Nadja v from Wisconsin
I always used heat lamps and liked them but was leary of using them in the house. You always worry about something bad happening and the babies get chilled if the lamp would quit working or worse, starting a house fire. So I thought I'd try the 12x12 heating plate. To my surprise it works great. I have call ducklings and bantam chicks I raise. They took to it well. But you have to make sure that you keep raising the legs every week. Appearently I didn't raise them enough because my first batch of ducklings, a few had a small bald spot on top of their head which filled in since. I have since purchased two more heating plates and like them very much.
Chris W from Ohio
I am a first-time chicken owner (seven beautiful hens). We commute almost two hours daily to and from work, so I was anxious about using a light bulb in the brooder and the potential for fire hazards. I did a lot of research and decided to go with a heating plate and ultimately decided on this one (12" x 12"), mostly because of the cost (much less than on Amazon and uses less wattage to run vs. a heat lamp) and the positive reviews, and also because the heating plate is a more natural environment for the chicks, mimicking a mama hen where the chicks can crawl under it to get warm. I am very glad I chose this heating plate! My girls took to it right away! I like the fact that when the sun goes down, they would head for the plate to go to sleep, whereas a heat lamp is on 24/7. The chicks also like to lounge on top of the plate as well as use it for a launching pad for learning to fly. I highly recommend using some sort of cover on the top of the plate because getting the excrement off of it is quite a task. I purchased the plastic top that goes with the heating plate but ultimately I ended up not using it; instead I cut a few pieces of rubber shelf liner to fit on top since the girls like to congregate there and I didn't want to take that space away from them. By day four, they really weren't sleeping under it anymore but would still run under the plate to warm up. I was a little concerned that I was unable to adjust the temperature of the plate, but raising the height of the plate as the chicks grew worked just fine. So in a nutshell, my girls are happy with the heating plate and so am I! One more word, the description says the 12" x 12" plate can fit up to 20 chicks. That is only applicable to the first few days after hatching, they grow fast and all 7 of my girls (4.5 weeks old) could not all fit under it if they needed to, but that is a nonissue for me.

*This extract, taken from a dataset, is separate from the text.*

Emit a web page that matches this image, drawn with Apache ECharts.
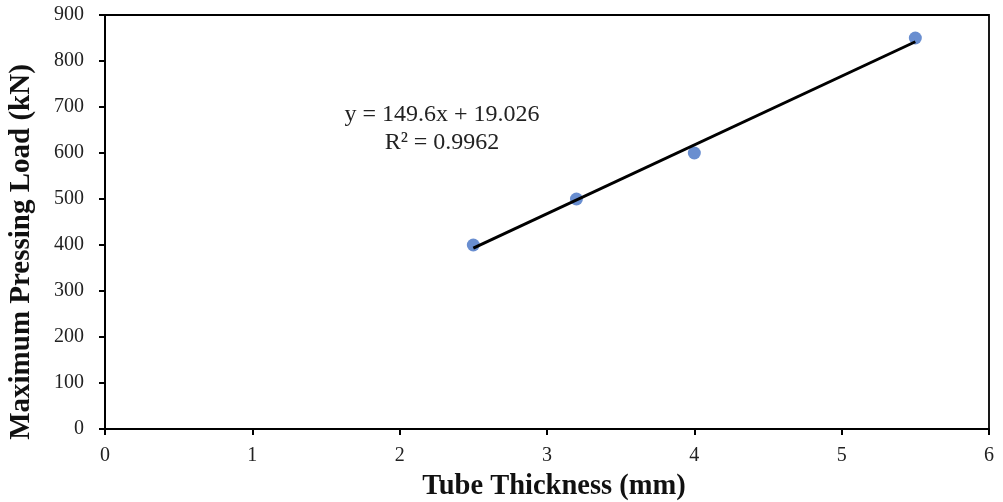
<!DOCTYPE html>
<html>
<head>
<meta charset="utf-8">
<script src="https://cdn.jsdelivr.net/npm/echarts@6/dist/echarts.min.js"></script>
<style>
  html, body { margin: 0; padding: 0; background: #fff; }
  #chart { width: 1003px; height: 502px; }
</style>
</head>
<body>
<div id="chart"></div>
<script>
// Measured thickness (mm) and peak pressing load (kN)
const thickness = [2.5, 3.2, 4.0, 5.5];
const maxLoad = [400, 500, 600, 850];

// Linear fit reported on the chart
const slope = 149.6;
const intercept = 19.026;
const rSquared = 0.9962;

const xTicks = [0, 1, 2, 3, 4, 5, 6];
const yTicks = [0, 100, 200, 300, 400, 500, 600, 700, 800, 900];

const xTitle = 'Tube Thickness (mm)';
const yTitle = 'Maximum Pressing Load (kN)';

const points = thickness.map((t, i) => [t, maxLoad[i]]);
const xFitMin = Math.min(...thickness);
const xFitMax = Math.max(...thickness);
const fitLine = [
  [xFitMin, slope * xFitMin + intercept],
  [xFitMax, slope * xFitMax + intercept]
];

const serif = '"Liberation Serif", "Times New Roman", serif';
const chart = echarts.init(document.getElementById('chart'), null, { renderer: 'canvas' });

chart.setOption({
  animation: false,
  backgroundColor: '#ffffff',
  grid: {
    left: 105, right: 14, top: 15, bottom: 73,
    outerBoundsMode: 'none',
    containLabel: false,
    show: true, borderColor: '#000', borderWidth: 1.8, backgroundColor: 'transparent'
  },
  xAxis: {
    type: 'value',
    min: xTicks[0], max: xTicks[xTicks.length - 1], interval: 1,
    axisLine: { show: true, onZero: false, lineStyle: { color: '#000', width: 2 } },
    axisTick: { show: true, inside: false, length: 6, lineStyle: { color: '#000', width: 2 } },
    axisLabel: { fontFamily: serif, fontSize: 20, color: '#222', margin: 17 },
    splitLine: { show: false }
  },
  yAxis: {
    type: 'value',
    min: yTicks[0], max: yTicks[yTicks.length - 1], interval: 100,
    axisLine: { show: true, onZero: false, lineStyle: { color: '#000', width: 2 } },
    axisTick: { show: true, inside: false, length: 6, lineStyle: { color: '#000', width: 2 } },
    axisLabel: { fontFamily: serif, fontSize: 20, color: '#222', margin: 21 },
    splitLine: { show: false }
  },
  series: [
    {
      name: 'Fit',
      type: 'line',
      data: fitLine,
      symbol: 'none',
      lineStyle: { color: '#000', width: 3 },
      z: 3
    },
    {
      name: 'Load',
      type: 'scatter',
      data: points,
      symbol: 'circle',
      symbolSize: 13,
      itemStyle: { color: '#4472C4' },
      z: 2
    }
  ],
  graphic: [
    // axis titles
    {
      type: 'text',
      x: 554, y: 487,
      style: {
        text: xTitle,
        font: 'bold 28.5px ' + serif,
        fill: '#111',
        align: 'center',
        verticalAlign: 'middle'
      }
    },
    {
      type: 'text',
      x: 22, y: 252,
      rotation: Math.PI / 2,
      style: {
        text: yTitle,
        font: 'bold 29px ' + serif,
        fill: '#111',
        align: 'center',
        verticalAlign: 'middle'
      }
    },
    // regression equation
    {
      type: 'text',
      x: 442, y: 115,
      style: {
        text: 'y = ' + slope + 'x + ' + intercept.toFixed(3),
        font: '24px ' + serif,
        fill: '#222',
        align: 'center',
        verticalAlign: 'middle'
      }
    },
    {
      type: 'text',
      x: 442, y: 143,
      style: {
        text: 'R² = ' + rSquared,
        font: '24px ' + serif,
        fill: '#222',
        align: 'center',
        verticalAlign: 'middle'
      }
    }
  ]
});
</script>
</body>
</html>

I highly recommend this product! :)
Rebecca from New England
its a great concept, and the quality seems fine, ducklings are happy. my complaint has to do with the size. i bought the small, sized for 20 chicks. yes, i know ducklings are bigger. at hatch, i could only fit 8 ducklings under there. (i knew i would be starting with 10 or less ducklings) 2 1/2 weeks later, the legs are fully extended and only 4 ducklings fit under there. i need leg extensions. do they even make those? currently its too cold for them to be in the barn so they are in my kitchen which is less than ideal. if i move them to the barn, i will need a heat lamp so that defeats the whole purpose of buying this. for the price it should be suitable for longer period if time. i recommend the product, but size up.